TRÁNSITO DE LA TIERRA AL CIELO

El Festival Internacional de Santander cerró su 67 Edición con una jornada protagonizada por la Budapest Festival Orchestra bajo la batuta de Ivan Fischer, con un programa de interés in crescendo que exigió múltiples y singulares cambios en la disposición de la orquesta.
No se trata de la primera visita de la BFO al Festival santanderino, y lo cierto es que siempre es grato recibirla por su excelente desempeño y sus, en general, apetecibles programas. En este caso, se inició la noche con una pieza un tanto de circunstancias: un homenaje al compositor rumano George Enescu –el breve Prélude à l’unisson, que abre su Suite núm. 1 para orquesta, localizada en los mismos inicios del siglo XX– que calentó esencialmente las cuerdas de la orquesta, ya que es la única sección que interviene, además del timbal. Si bien la obra en sí, aun siendo una de las más conocidas de Enescu, seguramente no entusiasma, es cierto que nos llamó la atención su ejecución, que en absoluta ausencia de armonía vertical nos condujo a la apreciación de la buena forma de la cuerda de la orquesta, en perfecto equilibrio con el sonido del timbal y capaz de crear una interesante atmósfera aun en su encorsetado formato.
A Enescu siguió Bartók y su Música para cuerdas, percusión y celesta. En este caso, la orquesta se bifurca en dos cuerpos de cuerda simétricos, dejando la percusión en el centro. Con una interpretación muy correcta, aunque no excepcional, Fischer acometió esta obra inquietante del compositor húngaro con relativa tibieza. Se trata de una obra muy misteriosa y oscura, en especial en ese tercer movimiento, Adagio, ejemplo insuperable de entre los nocturnos de Bartók que todos recordamos por acompañar algunas de las escenas más angustiosas de la película de Kubrick, El resplandor.
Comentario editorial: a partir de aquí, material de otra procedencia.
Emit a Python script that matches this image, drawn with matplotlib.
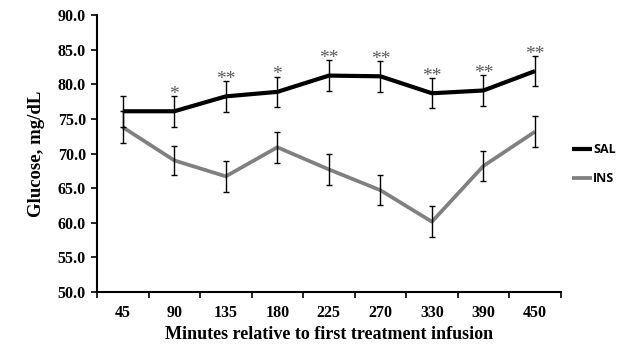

Se echaron en falta mayores contrastes aunque fueron brillantes los efectos de percusión y la cuerda exhibió la belleza de su compacto sonido.
Tras el descanso, llegó la que sin duda fue la obra de la noche: la Cuarta Sinfonía de Mahler. Nuevo cambio en la disposición de la orquesta, con un evidente refuerzo del poder de la cuerda al situar los ocho contrabajos en alto y al fondo y también al elevar escaladamente los violines a los costados, envolviendo así a la percusión y los metales. El maestro Fischer, gran mahlerista, hizo una imponente lectura lírica –espectacular en sus movimientos tercero y cuarto– de esta partitura sinfónica del compositor bohemio, menos dramática y más puramente espiritual que otras suyas. Fue un auténtico placer disfrutar del impecable empaste y equilibrio de la orquesta, con todas sus secciones elevándose como una sola y armoniosa voz. Asimismo, la delicada conjunción de las flautas, los arrebatos del pícaro clarinete, los envolventes contrabajos, el embriagador primer violín… todo se confabuló para conducir al auditorio con segura pero tierna batuta desde los iniciales pasajes terrenales hacia la progresiva y definitiva ascensión celestial. En su pórtico nos recibió la espléndida, cálida y carnosa voz de la soprano alemana Christina Landshamer que interpretó con dulzura suma Das himmlische Leben, prestando mucha atención al fraseo y a la emisión de su voz, no muy potente y débil en los graves pero en general bien proyectada.
El concierto bien pudo –y quizá debió– haber terminado aquí, en la visión del cielo, pero la insistencia en la ovación del público y el deseo de complacer por parte de los músicos llevó a estos a ofrecer una curiosa y mágica propina: los propios instrumentistas actuaron como coro para arropar una peculiar versión del «Laudate Dominum» de las Vesperae Solennes de Confessore de Mozart, nuevamente con Landshamer como solista, que con su amén final dejó al mayor del auditorio más que agradecido.